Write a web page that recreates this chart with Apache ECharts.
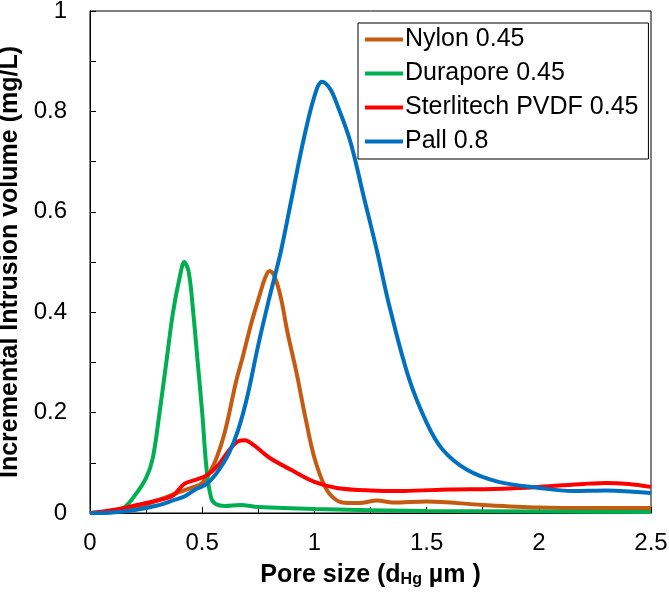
<!DOCTYPE html>
<html>
<head>
<meta charset="utf-8">
<script src="https://cdn.jsdelivr.net/npm/echarts@6/dist/echarts.min.js"></script>
<style>
  html, body { margin: 0; padding: 0; background: #fff; }
  #chart { width: 669px; height: 600px; }
</style>
</head>
<body>
<div id="chart"></div>
<script>
// series names
const seriesNames = ['Nylon 0.45', 'Durapore 0.45', 'Sterlitech PVDF 0.45', 'Pall 0.8'];

// Nylon 0.45
const nylonX = [0, 0.1, 0.2, 0.3, 0.4, 0.45, 0.5, 0.55, 0.6, 0.65, 0.68, 0.72, 0.76, 0.78, 0.8, 0.82, 0.85, 0.88, 0.92, 0.96, 1.0, 1.05, 1.1, 1.15, 1.2, 1.28, 1.35, 1.5, 1.75, 2.0, 2.25, 2.5];
const nylonY = [0, 0.003, 0.01, 0.025, 0.042, 0.05, 0.06, 0.095, 0.16, 0.26, 0.31, 0.38, 0.44, 0.468, 0.482, 0.474, 0.43, 0.36, 0.28, 0.19, 0.11, 0.05, 0.025, 0.02, 0.02, 0.025, 0.021, 0.023, 0.016, 0.011, 0.01, 0.01];

// Durapore 0.45
const duraX = [0, 0.1, 0.15, 0.2, 0.25, 0.28, 0.31, 0.34, 0.37, 0.4, 0.42, 0.44, 0.46, 0.48, 0.5, 0.52, 0.54, 0.56, 0.6, 0.67, 0.75, 1.0, 1.5, 2.0, 2.5];
const duraY = [0, 0.002, 0.01, 0.035, 0.07, 0.11, 0.2, 0.3, 0.4, 0.47, 0.5, 0.48, 0.4, 0.3, 0.2, 0.085, 0.03, 0.018, 0.014, 0.016, 0.012, 0.008, 0.004, 0.003, 0.002];

// Sterlitech PVDF 0.45
const sterX = [0, 0.1, 0.2, 0.3, 0.37, 0.42, 0.47, 0.52, 0.57, 0.62, 0.66, 0.69, 0.73, 0.8, 0.9, 1.0, 1.1, 1.25, 1.4, 1.6, 1.8, 2.0, 2.2, 2.3, 2.4, 2.5];
const sterY = [0, 0.006, 0.015, 0.025, 0.035, 0.058, 0.066, 0.075, 0.095, 0.125, 0.143, 0.145, 0.135, 0.11, 0.085, 0.062, 0.05, 0.045, 0.044, 0.047, 0.048, 0.052, 0.058, 0.06, 0.058, 0.052];

// Pall 0.8
const pallX = [0, 0.1, 0.2, 0.3, 0.37, 0.42, 0.47, 0.52, 0.57, 0.62, 0.66, 0.7, 0.75, 0.8, 0.85, 0.9, 0.95, 1.0, 1.034, 1.07, 1.1, 1.16, 1.22, 1.28, 1.33, 1.42, 1.5, 1.57, 1.68, 1.82, 2.0, 2.15, 2.3, 2.5];
const pallY = [0, 0.001, 0.006, 0.015, 0.025, 0.033, 0.047, 0.058, 0.083, 0.12, 0.165, 0.23, 0.335, 0.43, 0.52, 0.63, 0.74, 0.83, 0.859, 0.845, 0.815, 0.74, 0.63, 0.52, 0.42, 0.27, 0.18, 0.127, 0.086, 0.062, 0.05, 0.044, 0.045, 0.04];

const colors = ['#C55A11', '#00B050', '#FF0000', '#0070C0'];

const pairs = (xs, ys) => xs.map((x, i) => [x, ys[i]]);

const chart = echarts.init(document.getElementById('chart'));

const fontFamily = '"Liberation Sans", Arial, sans-serif';

const mkSeries = (name, xs, ys, color) => ({
  name: name,
  type: 'line',
  data: pairs(xs, ys),
  smooth: 0.35,
  showSymbol: false,
  lineStyle: { color: color, width: 4 },
  itemStyle: { color: color }
});

chart.setOption({
  animation: false,
  textStyle: { fontFamily: fontFamily },
  grid: {
    left: 90, right: 18, top: 11, bottom: 87,
    containLabel: false,
    outerBoundsMode: 'none',
    show: true, borderColor: '#000', borderWidth: 1
  },
  legend: {
    orient: 'vertical',
    left: 358, top: 23,
    data: seriesNames,
    icon: 'rect',
    itemWidth: 38, itemHeight: 4,
    itemGap: 9,
    borderColor: '#000', borderWidth: 1,
    padding: [4, 10, 5, 7],
    textStyle: { fontSize: 25, color: '#000', fontFamily: fontFamily, padding: [0, 0, 0, -3] }
  },
  xAxis: {
    type: 'value',
    min: 0, max: 2.5, interval: 0.5,
    name: '{b|Pore size (d}{s|Hg}{b| µm )}',
    nameLocation: 'middle',
    nameGap: 49,
    nameTextStyle: {
      rich: {
        b: { fontSize: 25, fontWeight: 'bold', color: '#000', fontFamily: fontFamily },
        s: { fontSize: 16, fontWeight: 'bold', color: '#000', fontFamily: fontFamily, verticalAlign: 'bottom', padding: [10, 0, 0, 0] }
      }
    },
    axisLine: { show: true, lineStyle: { color: '#000', width: 1 } },
    axisTick: { show: true, inside: true, length: 6, lineStyle: { color: '#000' } },
    minorTick: { show: true, splitNumber: 2, length: 6, lineStyle: { color: '#000' } },
    axisLabel: { fontSize: 24, color: '#000', margin: 18, formatter: v => String(v) },
    splitLine: { show: false }
  },
  yAxis: {
    type: 'value',
    min: 0, max: 1, interval: 0.2,
    name: 'Incremental Intrusion volume (mg/L)',
    nameLocation: 'middle',
    nameGap: 62,
    nameTextStyle: { fontSize: 25, fontWeight: 'bold', color: '#000', fontFamily: fontFamily },
    axisLine: { show: true, lineStyle: { color: '#000', width: 1 } },
    axisTick: { show: true, inside: true, length: 6, lineStyle: { color: '#000' } },
    minorTick: { show: true, splitNumber: 2, length: 6, lineStyle: { color: '#000' } },
    axisLabel: { fontSize: 24, color: '#000', margin: 23, formatter: v => String(Math.round(v * 10) / 10) },
    splitLine: { show: false }
  },
  series: [
    mkSeries(seriesNames[0], nylonX, nylonY, colors[0]),
    mkSeries(seriesNames[1], duraX, duraY, colors[1]),
    mkSeries(seriesNames[2], sterX, sterY, colors[2]),
    mkSeries(seriesNames[3], pallX, pallY, colors[3])
  ]
});
</script>
</body>
</html>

· · ·

**Directions for this task:** With the pictures left out, restate word for word every line of the data above, from the first down to the line that contains "const seriesNames = ['Nylon".

**Exercise solution:**
Write a web page that recreates this chart with Apache ECharts.
<!DOCTYPE html>
<html>
<head>
<meta charset="utf-8">
<script src="https://cdn.jsdelivr.net/npm/echarts@6/dist/echarts.min.js"></script>
<style>
  html, body { margin: 0; padding: 0; background: #fff; }
  #chart { width: 669px; height: 600px; }
</style>
</head>
<body>
<div id="chart"></div>
<script>
// series names
const seriesNames = ['Nylon 0.45', 'Durapore 0.45', 'Sterlitech PVDF 0.45', 'Pall 0.8'];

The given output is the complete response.